Instructions for the task
Give the data below again exactly as it stands. Omit the pictures.

Records for processing
▼▼▼

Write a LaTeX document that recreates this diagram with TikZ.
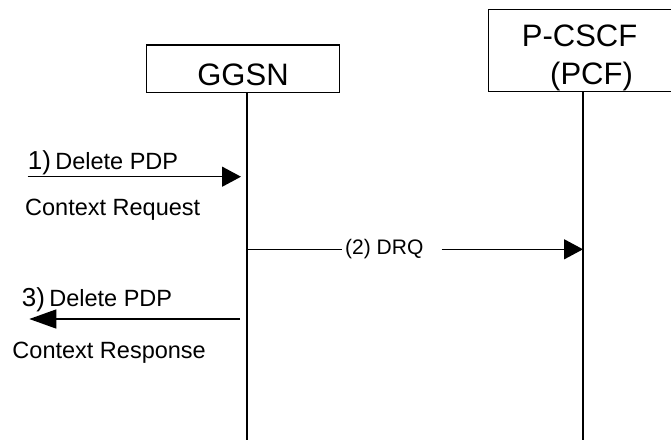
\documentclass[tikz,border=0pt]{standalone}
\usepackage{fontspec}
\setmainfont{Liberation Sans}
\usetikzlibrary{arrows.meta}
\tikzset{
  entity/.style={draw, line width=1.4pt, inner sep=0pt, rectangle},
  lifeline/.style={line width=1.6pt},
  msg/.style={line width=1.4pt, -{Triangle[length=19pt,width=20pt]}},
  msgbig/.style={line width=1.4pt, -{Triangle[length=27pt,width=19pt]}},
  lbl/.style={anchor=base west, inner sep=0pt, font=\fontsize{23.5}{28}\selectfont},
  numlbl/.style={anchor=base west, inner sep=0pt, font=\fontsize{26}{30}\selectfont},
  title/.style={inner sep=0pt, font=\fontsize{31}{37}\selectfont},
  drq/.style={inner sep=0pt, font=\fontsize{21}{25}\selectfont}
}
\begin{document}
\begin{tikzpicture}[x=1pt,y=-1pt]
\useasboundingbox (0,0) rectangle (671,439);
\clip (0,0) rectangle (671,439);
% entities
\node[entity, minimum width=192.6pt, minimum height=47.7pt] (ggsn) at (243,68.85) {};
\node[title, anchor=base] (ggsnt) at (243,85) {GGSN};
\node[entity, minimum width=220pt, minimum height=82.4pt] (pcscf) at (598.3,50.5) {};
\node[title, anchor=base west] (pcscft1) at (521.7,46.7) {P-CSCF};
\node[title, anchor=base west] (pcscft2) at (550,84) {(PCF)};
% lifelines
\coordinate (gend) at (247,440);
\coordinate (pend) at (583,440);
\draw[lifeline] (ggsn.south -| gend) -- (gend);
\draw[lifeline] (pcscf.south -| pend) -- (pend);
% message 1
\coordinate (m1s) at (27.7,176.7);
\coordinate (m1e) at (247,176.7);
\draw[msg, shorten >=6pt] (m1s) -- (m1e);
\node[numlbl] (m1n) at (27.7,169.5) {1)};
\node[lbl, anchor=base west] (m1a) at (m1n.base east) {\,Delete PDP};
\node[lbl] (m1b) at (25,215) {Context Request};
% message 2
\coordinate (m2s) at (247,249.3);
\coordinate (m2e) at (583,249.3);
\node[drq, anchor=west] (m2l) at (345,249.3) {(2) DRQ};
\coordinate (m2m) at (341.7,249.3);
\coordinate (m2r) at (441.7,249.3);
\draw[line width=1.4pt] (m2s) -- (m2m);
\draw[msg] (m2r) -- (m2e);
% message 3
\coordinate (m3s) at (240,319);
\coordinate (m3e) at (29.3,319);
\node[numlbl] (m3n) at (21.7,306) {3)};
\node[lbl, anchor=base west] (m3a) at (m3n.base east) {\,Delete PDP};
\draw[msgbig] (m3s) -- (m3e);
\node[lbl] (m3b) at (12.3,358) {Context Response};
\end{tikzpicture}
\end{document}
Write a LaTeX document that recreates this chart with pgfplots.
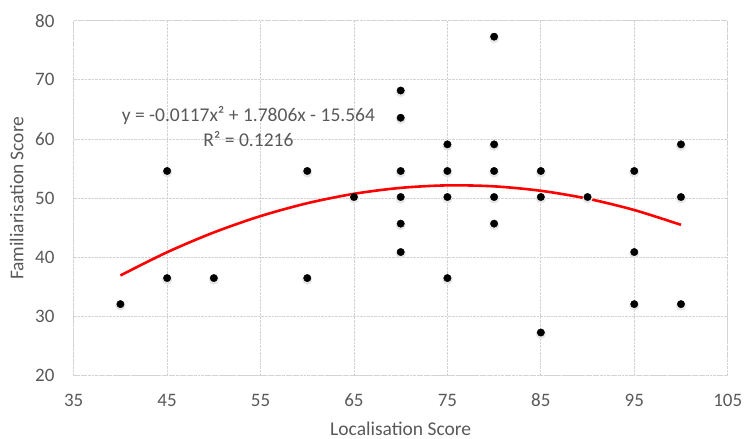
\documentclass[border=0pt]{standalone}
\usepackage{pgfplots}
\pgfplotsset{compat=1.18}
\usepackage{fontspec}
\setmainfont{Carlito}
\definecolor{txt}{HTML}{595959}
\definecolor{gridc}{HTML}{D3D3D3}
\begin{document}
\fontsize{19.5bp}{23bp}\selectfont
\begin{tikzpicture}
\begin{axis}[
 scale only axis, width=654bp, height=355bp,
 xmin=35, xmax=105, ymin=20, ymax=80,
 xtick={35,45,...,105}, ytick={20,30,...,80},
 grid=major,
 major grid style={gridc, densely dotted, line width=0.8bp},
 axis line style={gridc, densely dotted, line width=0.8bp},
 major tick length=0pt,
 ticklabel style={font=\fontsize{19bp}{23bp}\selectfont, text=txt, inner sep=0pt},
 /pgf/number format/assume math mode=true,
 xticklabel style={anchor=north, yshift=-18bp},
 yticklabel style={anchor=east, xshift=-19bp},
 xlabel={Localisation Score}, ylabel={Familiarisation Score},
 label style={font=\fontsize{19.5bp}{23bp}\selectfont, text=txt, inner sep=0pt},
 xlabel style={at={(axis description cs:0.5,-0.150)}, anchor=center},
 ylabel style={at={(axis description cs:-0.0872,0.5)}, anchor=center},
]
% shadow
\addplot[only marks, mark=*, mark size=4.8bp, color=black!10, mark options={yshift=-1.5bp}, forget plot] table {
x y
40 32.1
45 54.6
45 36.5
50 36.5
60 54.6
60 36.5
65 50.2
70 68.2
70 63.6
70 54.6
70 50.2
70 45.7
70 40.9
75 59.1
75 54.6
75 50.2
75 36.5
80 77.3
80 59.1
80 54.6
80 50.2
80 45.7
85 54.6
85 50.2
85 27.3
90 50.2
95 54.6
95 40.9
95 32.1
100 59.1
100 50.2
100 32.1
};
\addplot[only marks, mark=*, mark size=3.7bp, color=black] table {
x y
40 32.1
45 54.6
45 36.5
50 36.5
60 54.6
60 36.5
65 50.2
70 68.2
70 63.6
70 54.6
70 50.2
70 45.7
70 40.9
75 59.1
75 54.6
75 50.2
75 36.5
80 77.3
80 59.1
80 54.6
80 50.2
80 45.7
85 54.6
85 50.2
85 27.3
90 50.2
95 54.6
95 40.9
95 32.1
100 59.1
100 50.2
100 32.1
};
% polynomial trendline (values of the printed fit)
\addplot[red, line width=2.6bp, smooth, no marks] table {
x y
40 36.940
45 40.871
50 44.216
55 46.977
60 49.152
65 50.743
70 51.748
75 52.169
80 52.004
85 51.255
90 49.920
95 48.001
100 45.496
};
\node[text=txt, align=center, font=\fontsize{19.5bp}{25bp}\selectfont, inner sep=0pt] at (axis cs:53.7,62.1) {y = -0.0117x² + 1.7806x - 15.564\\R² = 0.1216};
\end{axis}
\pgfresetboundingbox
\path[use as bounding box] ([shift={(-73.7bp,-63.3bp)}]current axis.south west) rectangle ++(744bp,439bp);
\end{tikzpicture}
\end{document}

▲▲▲

Written reply
Write a LaTeX document that recreates this diagram with TikZ.
\documentclass[tikz,border=0pt]{standalone}
\usepackage{fontspec}
\setmainfont{Liberation Sans}
\usetikzlibrary{arrows.meta}
\tikzset{
  entity/.style={draw, line width=1.4pt, inner sep=0pt, rectangle},
  lifeline/.style={line width=1.6pt},
  msg/.style={line width=1.4pt, -{Triangle[length=19pt,width=20pt]}},
  msgbig/.style={line width=1.4pt, -{Triangle[length=27pt,width=19pt]}},
  lbl/.style={anchor=base west, inner sep=0pt, font=\fontsize{23.5}{28}\selectfont},
  numlbl/.style={anchor=base west, inner sep=0pt, font=\fontsize{26}{30}\selectfont},
  title/.style={inner sep=0pt, font=\fontsize{31}{37}\selectfont},
  drq/.style={inner sep=0pt, font=\fontsize{21}{25}\selectfont}
}
\begin{document}
\begin{tikzpicture}[x=1pt,y=-1pt]
\useasboundingbox (0,0) rectangle (671,439);
\clip (0,0) rectangle (671,439);
% entities
\node[entity, minimum width=192.6pt, minimum height=47.7pt] (ggsn) at (243,68.85) {};
\node[title, anchor=base] (ggsnt) at (243,85) {GGSN};
\node[entity, minimum width=220pt, minimum height=82.4pt] (pcscf) at (598.3,50.5) {};
\node[title, anchor=base west] (pcscft1) at (521.7,46.7) {P-CSCF};
\node[title, anchor=base west] (pcscft2) at (550,84) {(PCF)};
% lifelines
\coordinate (gend) at (247,440);
\coordinate (pend) at (583,440);
\draw[lifeline] (ggsn.south -| gend) -- (gend);
\draw[lifeline] (pcscf.south -| pend) -- (pend);
% message 1
\coordinate (m1s) at (27.7,176.7);
\coordinate (m1e) at (247,176.7);
\draw[msg, shorten >=6pt] (m1s) -- (m1e);
\node[numlbl] (m1n) at (27.7,169.5) {1)};
\node[lbl, anchor=base west] (m1a) at (m1n.base east) {\,Delete PDP};
\node[lbl] (m1b) at (25,215) {Context Request};
% message 2
\coordinate (m2s) at (247,249.3);
\coordinate (m2e) at (583,249.3);
\node[drq, anchor=west] (m2l) at (345,249.3) {(2) DRQ};
\coordinate (m2m) at (341.7,249.3);
\coordinate (m2r) at (441.7,249.3);
\draw[line width=1.4pt] (m2s) -- (m2m);
\draw[msg] (m2r) -- (m2e);
% message 3
\coordinate (m3s) at (240,319);
\coordinate (m3e) at (29.3,319);
\node[numlbl] (m3n) at (21.7,306) {3)};
\node[lbl, anchor=base west] (m3a) at (m3n.base east) {\,Delete PDP};
\draw[msgbig] (m3s) -- (m3e);
\node[lbl] (m3b) at (12.3,358) {Context Response};
\end{tikzpicture}
\end{document}
Write a LaTeX document that recreates this chart with pgfplots.
\documentclass[border=0pt]{standalone}
\usepackage{pgfplots}
\pgfplotsset{compat=1.18}
\usepackage{fontspec}
\setmainfont{Carlito}
\definecolor{txt}{HTML}{595959}
\definecolor{gridc}{HTML}{D3D3D3}
\begin{document}
\fontsize{19.5bp}{23bp}\selectfont
\begin{tikzpicture}
\begin{axis}[
 scale only axis, width=654bp, height=355bp,
 xmin=35, xmax=105, ymin=20, ymax=80,
 xtick={35,45,...,105}, ytick={20,30,...,80},
 grid=major,
 major grid style={gridc, densely dotted, line width=0.8bp},
 axis line style={gridc, densely dotted, line width=0.8bp},
 major tick length=0pt,
 ticklabel style={font=\fontsize{19bp}{23bp}\selectfont, text=txt, inner sep=0pt},
 /pgf/number format/assume math mode=true,
 xticklabel style={anchor=north, yshift=-18bp},
 yticklabel style={anchor=east, xshift=-19bp},
 xlabel={Localisation Score}, ylabel={Familiarisation Score},
 label style={font=\fontsize{19.5bp}{23bp}\selectfont, text=txt, inner sep=0pt},
 xlabel style={at={(axis description cs:0.5,-0.150)}, anchor=center},
 ylabel style={at={(axis description cs:-0.0872,0.5)}, anchor=center},
]
% shadow
\addplot[only marks, mark=*, mark size=4.8bp, color=black!10, mark options={yshift=-1.5bp}, forget plot] table {
x y
40 32.1
45 54.6
45 36.5
50 36.5
60 54.6
60 36.5
65 50.2
70 68.2
70 63.6
70 54.6
70 50.2
70 45.7
70 40.9
75 59.1
75 54.6
75 50.2
75 36.5
80 77.3
80 59.1
80 54.6
80 50.2
80 45.7
85 54.6
85 50.2
85 27.3
90 50.2
95 54.6
95 40.9
95 32.1
100 59.1
100 50.2
100 32.1
};
\addplot[only marks, mark=*, mark size=3.7bp, color=black] table {
x y
40 32.1
45 54.6
45 36.5
50 36.5
60 54.6
60 36.5
65 50.2
70 68.2
70 63.6
70 54.6
70 50.2
70 45.7
70 40.9
75 59.1
75 54.6
75 50.2
75 36.5
80 77.3
80 59.1
80 54.6
80 50.2
80 45.7
85 54.6
85 50.2
85 27.3
90 50.2
95 54.6
95 40.9
95 32.1
100 59.1
100 50.2
100 32.1
};
% polynomial trendline (values of the printed fit)
\addplot[red, line width=2.6bp, smooth, no marks] table {
x y
40 36.940
45 40.871
50 44.216
55 46.977
60 49.152
65 50.743
70 51.748
75 52.169
80 52.004
85 51.255
90 49.920
95 48.001
100 45.496
};
\node[text=txt, align=center, font=\fontsize{19.5bp}{25bp}\selectfont, inner sep=0pt] at (axis cs:53.7,62.1) {y = -0.0117x² + 1.7806x - 15.564\\R² = 0.1216};
\end{axis}
\pgfresetboundingbox
\path[use as bounding box] ([shift={(-73.7bp,-63.3bp)}]current axis.south west) rectangle ++(744bp,439bp);
\end{tikzpicture}
\end{document}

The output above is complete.